Joe Fink, corporate purchasing manager for a major California grower, said the point could probably be argued either way.
"Everything used to be organic," he said. "What's driven it the other way what people will buy. We have just gotten used to perfect produce."
Organic "has a tough time producing perfect produce," continued Fink, whose company, Tanimura and Antle of Salinas, California, runs both organic and conventional farms. "The question is, at what scale can you do that?"
What drives the market is as simple as supply and demand.

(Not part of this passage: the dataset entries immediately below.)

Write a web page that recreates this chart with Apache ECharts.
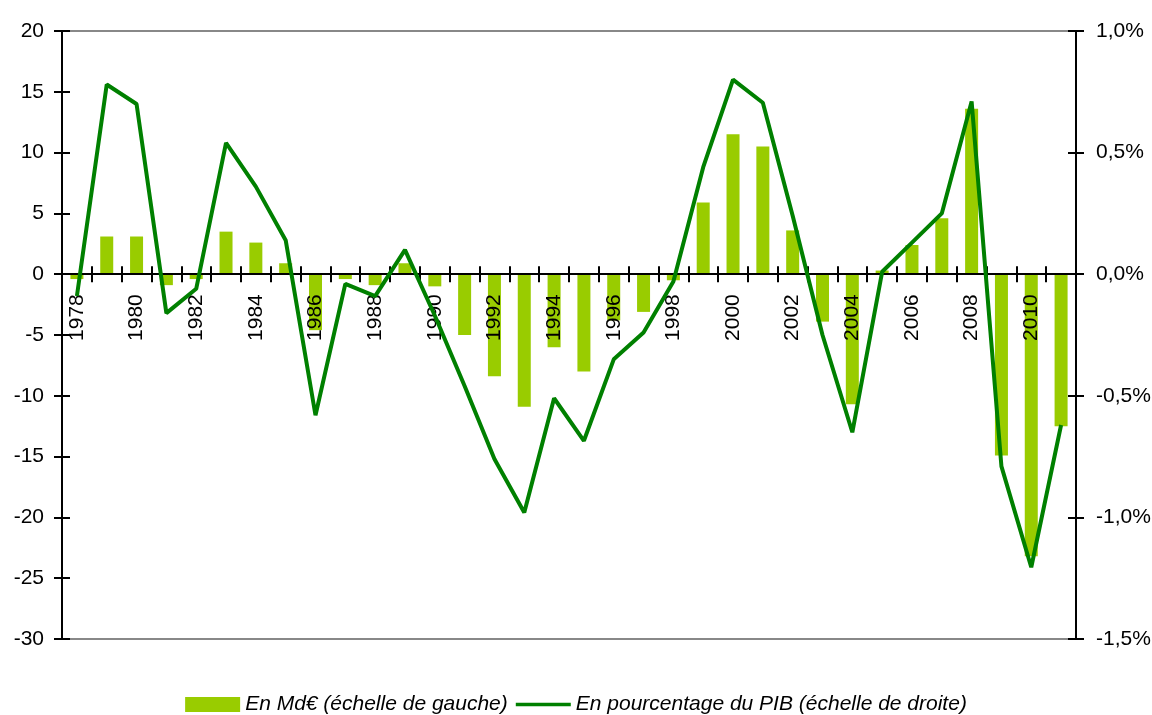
<!DOCTYPE html>
<html>
<head>
<meta charset="utf-8">
<script src="https://cdn.jsdelivr.net/npm/echarts@6/dist/echarts.min.js"></script>
<style>
  html, body { margin: 0; padding: 0; background: #fff; }
  #chart { width: 1152px; height: 715px; }
</style>
</head>
<body>
<div id="chart"></div>
<script>
var years = ['1978', '1979', '1980', '1981', '1982', '1983', '1984', '1985', '1986', '1987',
    '1988', '1989', '1990', '1991', '1992', '1993', '1994', '1995', '1996', '1997',
    '1998', '1999', '2000', '2001', '2002', '2003', '2004', '2005', '2006', '2007',
    '2008', '2009', '2010', '2011'];

// En Md€ (échelle de gauche)
var montants = [-0.4, 3.1, 3.1, -0.9, -0.4, 3.5, 2.6, 0.9, -4.6, -0.4,
    -0.9, 0.9, -1.0, -5.0, -8.4, -10.9, -6.0, -8.0, -3.8, -3.1,
    -0.5, 5.9, 11.5, 10.5, 3.6, -3.9, -10.7, 0.3, 2.4, 4.6,
    13.6, -14.9, -23.2, -12.5];

// En pourcentage du PIB (échelle de droite)
var pctPib = [-0.09, 0.78, 0.70, -0.16, -0.06, 0.54, 0.36, 0.14, -0.58, -0.04,
    -0.09, 0.10, -0.17, -0.46, -0.76, -0.98, -0.51, -0.685, -0.35, -0.24,
    -0.03, 0.44, 0.80, 0.705, 0.24, -0.25, -0.65, 0.01, 0.13, 0.25,
    0.71, -0.79, -1.205, -0.62];

var nomBarres = 'En Md€ (échelle de gauche)';
var nomLigne = 'En pourcentage du PIB (échelle de droite)';

var police = '"Liberation Sans", Arial, sans-serif';

var gridTop = 31, gridBottom = 76, chartH = 715;
// l'axe des x est remonté sur la ligne du zéro (échelle -30..20)
var plotH = chartH - gridTop - gridBottom;
var xOffset = -plotH * 30 / 50;

var chart = echarts.init(document.getElementById('chart'));

var tickStyle = { color: '#000', width: 2 };

chart.setOption({
    animation: false,
    textStyle: { fontFamily: police },
    grid: {
        left: 62, right: 76, top: gridTop, bottom: gridBottom,
        outerBoundsMode: 'none',
        containLabel: false,
        show: true, borderColor: '#888', borderWidth: 2
    },
    legend: {
        top: 689,
        left: 'center',
        itemWidth: 55,
        itemHeight: 15,
        itemGap: 8,
        data: [
            { name: nomBarres, icon: 'rect' },
            { name: nomLigne, icon: 'path://M0,0H60V4H0Z' }
        ],
        textStyle: { fontFamily: police, fontSize: 21, fontStyle: 'italic', color: '#000' }
    },
    xAxis: [{
        type: 'category',
        data: years,
        position: 'bottom',
        offset: xOffset,
        z: 3,
        axisLine: { show: true, onZero: false, lineStyle: { color: '#000', width: 2 } },
        axisTick: { show: true, interval: 0, length: 8, lineStyle: tickStyle },
        axisLabel: { interval: 1, rotate: 90, margin: 20, color: '#000', fontSize: 21, fontFamily: police, hideOverlap: false },
        splitLine: { show: false }
    }, {
        // coches vers le haut (coche croisant l'axe)
        type: 'category',
        data: years,
        position: 'bottom',
        offset: xOffset,
        z: 3,
        axisLine: { show: false, onZero: false },
        axisTick: { show: true, inside: true, interval: 0, length: 8, lineStyle: tickStyle },
        axisLabel: { show: false },
        splitLine: { show: false }
    }],
    yAxis: [{
        type: 'value',
        position: 'left',
        min: -30, max: 20, interval: 5,
        z: 3,
        axisLine: { show: true, lineStyle: { color: '#000', width: 2 } },
        axisTick: { show: true, length: 8, lineStyle: tickStyle },
        axisLabel: { margin: 18, color: '#000', fontSize: 21, fontFamily: police },
        splitLine: { show: false }
    }, {
        type: 'value',
        position: 'right',
        min: -1.5, max: 1.0, interval: 0.5,
        z: 3,
        axisLine: { show: true, lineStyle: { color: '#000', width: 2 } },
        axisTick: { show: true, length: 8, lineStyle: tickStyle },
        axisLabel: {
            margin: 20, color: '#000', fontSize: 21, fontFamily: police,
            formatter: function (v) { return v.toFixed(1).replace('.', ',') + '%'; }
        },
        splitLine: { show: false }
    }, {
        type: 'value',
        position: 'left',
        min: -30, max: 20, interval: 5,
        z: 3,
        axisLine: { show: false },
        axisTick: { show: true, inside: true, length: 8, lineStyle: tickStyle },
        axisLabel: { show: false },
        splitLine: { show: false }
    }, {
        type: 'value',
        position: 'right',
        min: -1.5, max: 1.0, interval: 0.5,
        z: 3,
        axisLine: { show: false },
        axisTick: { show: true, inside: true, length: 8, lineStyle: tickStyle },
        axisLabel: { show: false },
        splitLine: { show: false }
    }],
    series: [{
        name: nomBarres,
        type: 'bar',
        xAxisIndex: 0,
        yAxisIndex: 0,
        barWidth: 13,
        z: 2,
        itemStyle: { color: '#99CC00' },
        data: montants
    }, {
        name: nomLigne,
        type: 'line',
        xAxisIndex: 0,
        yAxisIndex: 1,
        symbol: 'none',
        z: 5,
        lineStyle: { color: '#008000', width: 4 },
        itemStyle: { color: '#008000' },
        data: pctPib
    }]
});
</script>
</body>
</html>
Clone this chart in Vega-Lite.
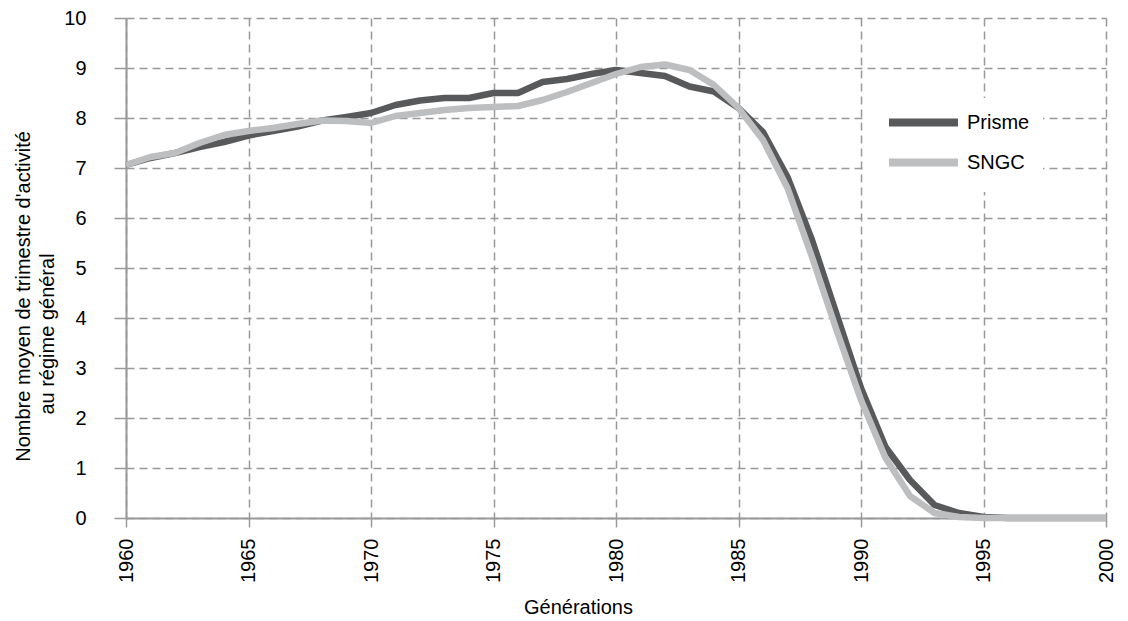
{
  "$schema": "https://vega.github.io/schema/vega-lite/v6.json",
  "width": 980,
  "height": 500,
  "autosize": "none",
  "padding": {"left": 126, "top": 18, "right": 22, "bottom": 103},
  "background": "white",
  "config": {
    "font": "Liberation Sans",
    "view": {"stroke": null}
  },
  "data": {
    "values": [
      {"year": 1960, "Prisme": 7.06, "SNGC": 7.06},
      {"year": 1961, "Prisme": 7.2, "SNGC": 7.22},
      {"year": 1962, "Prisme": 7.3, "SNGC": 7.3},
      {"year": 1963, "Prisme": 7.42, "SNGC": 7.5},
      {"year": 1964, "Prisme": 7.52, "SNGC": 7.66},
      {"year": 1965, "Prisme": 7.65, "SNGC": 7.74},
      {"year": 1966, "Prisme": 7.74, "SNGC": 7.8},
      {"year": 1967, "Prisme": 7.83, "SNGC": 7.88},
      {"year": 1968, "Prisme": 7.95, "SNGC": 7.95},
      {"year": 1969, "Prisme": 8.02, "SNGC": 7.94},
      {"year": 1970, "Prisme": 8.1, "SNGC": 7.9},
      {"year": 1971, "Prisme": 8.26, "SNGC": 8.04},
      {"year": 1972, "Prisme": 8.35, "SNGC": 8.1},
      {"year": 1973, "Prisme": 8.4, "SNGC": 8.16},
      {"year": 1974, "Prisme": 8.4, "SNGC": 8.2},
      {"year": 1975, "Prisme": 8.5, "SNGC": 8.22},
      {"year": 1976, "Prisme": 8.5, "SNGC": 8.24},
      {"year": 1977, "Prisme": 8.72, "SNGC": 8.36},
      {"year": 1978, "Prisme": 8.78, "SNGC": 8.52},
      {"year": 1979, "Prisme": 8.88, "SNGC": 8.7},
      {"year": 1980, "Prisme": 8.96, "SNGC": 8.88},
      {"year": 1981, "Prisme": 8.9, "SNGC": 9.02},
      {"year": 1982, "Prisme": 8.84, "SNGC": 9.07},
      {"year": 1983, "Prisme": 8.63, "SNGC": 8.96},
      {"year": 1984, "Prisme": 8.53, "SNGC": 8.66},
      {"year": 1985, "Prisme": 8.2, "SNGC": 8.2},
      {"year": 1986, "Prisme": 7.72, "SNGC": 7.56},
      {"year": 1987, "Prisme": 6.82, "SNGC": 6.6},
      {"year": 1988, "Prisme": 5.56, "SNGC": 5.22},
      {"year": 1989, "Prisme": 4.08, "SNGC": 3.76},
      {"year": 1990, "Prisme": 2.6, "SNGC": 2.36},
      {"year": 1991, "Prisme": 1.42, "SNGC": 1.2},
      {"year": 1992, "Prisme": 0.76, "SNGC": 0.44},
      {"year": 1993, "Prisme": 0.26, "SNGC": 0.1},
      {"year": 1994, "Prisme": 0.1, "SNGC": 0.02},
      {"year": 1995, "Prisme": 0.02, "SNGC": 0.0},
      {"year": 1996, "Prisme": 0.0, "SNGC": 0.0},
      {"year": 1997, "Prisme": 0.0, "SNGC": 0.0},
      {"year": 1998, "Prisme": 0.0, "SNGC": 0.0},
      {"year": 1999, "Prisme": 0.0, "SNGC": 0.0},
      {"year": 2000, "Prisme": 0.0, "SNGC": 0.0}
    ]
  },
  "transform": [
    {"fold": ["Prisme", "SNGC"], "as": ["series", "value"]}
  ],
  "mark": {"type": "line", "strokeWidth": 6.5, "strokeJoin": "round", "strokeCap": "butt"},
  "encoding": {
    "x": {
      "field": "year",
      "type": "quantitative",
      "scale": {"domain": [1960, 2000], "nice": false, "zero": false},
      "axis": {
        "values": [1960, 1965, 1970, 1975, 1980, 1985, 1990, 1995, 2000],
        "format": "d",
        "labelAngle": -90,
        "labelAlign": "right",
        "labelBaseline": "middle",
        "labelFontSize": 20,
        "labelColor": "black",
        "labelPadding": 11,
        "labelFlush": false,
        "domainColor": "#999999",
        "domainWidth": 2,
        "tickColor": "#999999",
        "tickWidth": 1.5,
        "tickSize": 9,
        "grid": true,
        "gridColor": "#999999",
        "gridWidth": 1.5,
        "gridDash": [8, 5],
        "title": "Générations",
        "titleFontSize": 20,
        "titleFontWeight": "normal",
        "titleColor": "black",
        "titleX": 452,
        "titleY": 89,
        "titleBaseline": "middle",
        "titleAlign": "center"
      }
    },
    "y": {
      "field": "value",
      "type": "quantitative",
      "scale": {"domain": [0, 10], "nice": false},
      "axis": {
        "values": [0, 1, 2, 3, 4, 5, 6, 7, 8, 9, 10],
        "labelFontSize": 20,
        "labelColor": "black",
        "labelPadding": 28,
        "domainColor": "#999999",
        "domainWidth": 2,
        "tickColor": "#999999",
        "tickWidth": 1.5,
        "tickSize": 12,
        "grid": true,
        "gridColor": "#999999",
        "gridWidth": 1.5,
        "gridDash": [8, 5],
        "title": ["Nombre moyen de trimestre d'activité", "au régime général\u2800\u2800\u2800\u2800\u2800"],
        "titleFontSize": 20,
        "titleFontWeight": "normal",
        "titleColor": "black",
        "titleAngle": -90,
        "titleAlign": "center",
        "titleBaseline": "top",
        "titleX": -113,
        "titleY": 278,
        "titleLineHeight": 24
      }
    },
    "color": {
      "field": "series",
      "type": "nominal",
      "scale": {"domain": ["Prisme", "SNGC"], "range": ["#58595b", "#bcbec0"]},
      "legend": {
        "title": null,
        "orient": "none",
        "legendX": 741,
        "legendY": 80,
        "padding": 13,
        "fillColor": "white",
        "strokeColor": null,
        "symbolOffset": 32,
        "symbolType": "M-4.6,0H4.6",
        "symbolSize": 225,
        "symbolStrokeWidth": 8,
        "labelFontSize": 20,
        "labelColor": "black",
        "labelOffset": 32,
        "rowPadding": 7
      }
    }
  }
}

And more and more, organic supporters say, the market is demanding organic.
"The need for these standards rose out of the exponential growth of organic agriculture," U.S. Secretary of Agriculture Dan Glickman said. "It is a sector that is here to stay -- growing from $78 million in 1980 to about $6 billion today, with continuing growth of 20 percent a year."
Consumers have shown themselves willing to pay a higher price for organically grown produce and livestock as well, noted Fink.
"People are trading off the perfect pieces of produce for (another form)," he said. "How far that's going to go -- that's a good question."
While Tanimura and Antle's organic business has grown, it still represents just 10 or 15 percent of the company's total output, Fink said.
In the long term, it will be up to the National Organic Safety Board to be a watchdog over the rules, warned Leahy.
Others also will be keeping an eye on the USDA.
"USDA oversight of the certifying agents needs to be clearly stated," said Cynthia Cory, marketing and labor policy director for the California Farm Bureau Federation, also calling for mechanisms "to sanction or remove parties that do not meet the set requirements."
Such mechanisms are in place within the rule, said Keith Jones, manager of the USDA's national organic program.